Gambling's Rising Tab

As legalized gambling continues to surge in the United States, so does the human tragedy and moral bankruptcy associated with it.

Two recent pieces of evidence:

The gambling palaces rising on the Gulf Coast in Mississippi have generated five times their number of pawn shops, largely due to that state's liberal licensing of such establishments. The shops do a thriving 24-hour business, raking in interest at a rate of 25 percent monthly (300 percent a year). Operators say customers who've exhausted their credit lines at the casinos have been known to rush to a store, buy a TV set on credit, and then pawn it for a fraction of its value (not even bothering to take it out of the box), and head back to the gaming tables.

Many pawn shops have a lucrative side business in title loans on cars, at the same sky-high interest rate. The unreclaimed cars are lined up for sale in front of the shops.

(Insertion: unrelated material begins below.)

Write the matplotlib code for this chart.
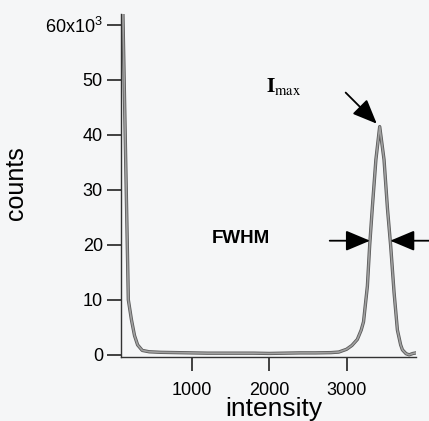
import numpy as np
import matplotlib
matplotlib.use("Agg")
import matplotlib.pyplot as plt

plt.rcParams['font.family'] = ['Liberation Sans', 'DejaVu Sans']
plt.rcParams['mathtext.default'] = 'regular'

# ---- data ----
intensity = [110, 180, 220, 260, 300, 360, 450, 600, 800, 1000, 1200, 1400, 1600,
             1800, 2000, 2200, 2400, 2600, 2800, 2900, 3000, 3070, 3140, 3190, 3220,
             3270, 3300, 3335, 3380, 3429, 3485, 3530, 3571, 3615, 3658, 3700, 3723,
             3770, 3810, 3860, 3900]
counts = [62000, 10000, 6400, 3500, 1800, 800, 550, 450, 400, 350, 300, 300, 300,
          300, 250, 300, 350, 350, 400, 500, 1000, 1700, 2800, 4500, 6000,
          12500, 20000, 27000, 35500, 41500, 35500, 26500, 19800, 11300, 4500, 1800, 900,
          200, 0, 250, 350]
xticks = [1000, 2000, 3000]
yticks = [0, 10000, 20000, 30000, 40000, 50000, 60000]
yticklabels = ['0', '10', '20', '30', '40', '50', '60x10$^{3}$']

x = np.array(intensity, float)
y = np.array(counts, float)

fig = plt.figure(figsize=(4.29, 4.21), dpi=100, facecolor='#f5f6f7')
ax = fig.add_axes([0.282, 0.152, 0.688, 0.815])
ax.set_facecolor('#f5f6f7')

ax.plot(x, y, color='#5a5a5a', lw=2.4, solid_joinstyle='round', zorder=2)
ax.plot(x, y, color='#a0a0a0', lw=1.2, solid_joinstyle='round', zorder=3)

ax.set_xlim(85, 3900)
ax.set_ylim(-400, 62000)

for s in ['top', 'right']:
    ax.spines[s].set_visible(False)
for s in ['left', 'bottom']:
    ax.spines[s].set_color('#333333')
    ax.spines[s].set_linewidth(1.0)

ax.set_xticks(xticks)
ax.set_xticklabels([str(t) for t in xticks])
ax.set_yticks(yticks)
ax.set_yticklabels(yticklabels)
ax.tick_params(axis='x', direction='out', length=10, width=1.2, pad=8,
               labelsize=13, color='#222222')
ax.tick_params(axis='y', direction='out', length=10, width=1.2, pad=3,
               labelsize=13, color='#222222')

ax.set_xlabel('intensity', fontsize=19, va='top')
ax.xaxis.set_label_coords(0.517, -0.118)
ax.set_ylabel('counts', fontsize=18)
ax.yaxis.set_label_coords(-0.315, 0.507)

# peak and FWHM from the data
ip = int(np.argmax(y[5:])) + 5
px, py = x[ip], y[ip]
half = py / 2
xl = np.interp(half, y[ip - 6:ip + 1], x[ip - 6:ip + 1])
xr = np.interp(half, y[ip:ip + 7][::-1], x[ip:ip + 7][::-1])

arrow = dict(arrowstyle='-|>,head_length=1.0,head_width=0.42', color='black',
             lw=1.3, mutation_scale=15, shrinkA=0)
ax.annotate('', xy=(px, py), xytext=(-24.5, 24.5), textcoords='offset points',
            arrowprops=dict(arrow, shrinkB=3), annotation_clip=False)
ax.annotate('', xy=(xl, half), xytext=(-29, 0), textcoords='offset points',
            arrowprops=dict(arrow, shrinkB=0), annotation_clip=False)
ax.annotate('', xy=(xr, half), xytext=(40, 0), textcoords='offset points',
            arrowprops=dict(arrow, shrinkB=0), annotation_clip=False)

fig.text(0.662, 0.793, r'$\mathbf{I}_{\mathrm{max}}$', fontsize=15,
         ha='center', va='center', math_fontfamily='stix')
fig.text(0.562, 0.434, 'FWHM', fontsize=13.5, fontweight='bold',
         ha='center', va='center')

fig.savefig('out.png', dpi=100, facecolor=fig.get_facecolor())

The end result of such self-destructive activity is, all too often, actual suicide. That's the conclusion suggested by the work of University of California at San Diego sociologist David Phillips. His research centered on Las Vegas and Reno, in Nevada, and Atlantic City, N.J. - three cities with long records of casino gambling. Suicide rates among residents, and visitors, in all three were found to be double or more the national average.

Such phenomena should alert the nation that the plunge into gambling is dangerous. It plays on human weakness, fosters an addiction, weakens families, and devastates individuals. Casino towns may provide particularly graphic examples of this crass exploitation, but other forms of legalized gaming, such as state-run lotteries, generate lesser manifestations of the same evil.

It's well to note that Americans spend almost as much on gambling (6 percent of the gross national product) as they do on family groceries (8 percent). State-sanctioned reliance on chance - versus work, frugality, and investment - poses a danger to citizens that no amount of tax revenue or lottery take can justify.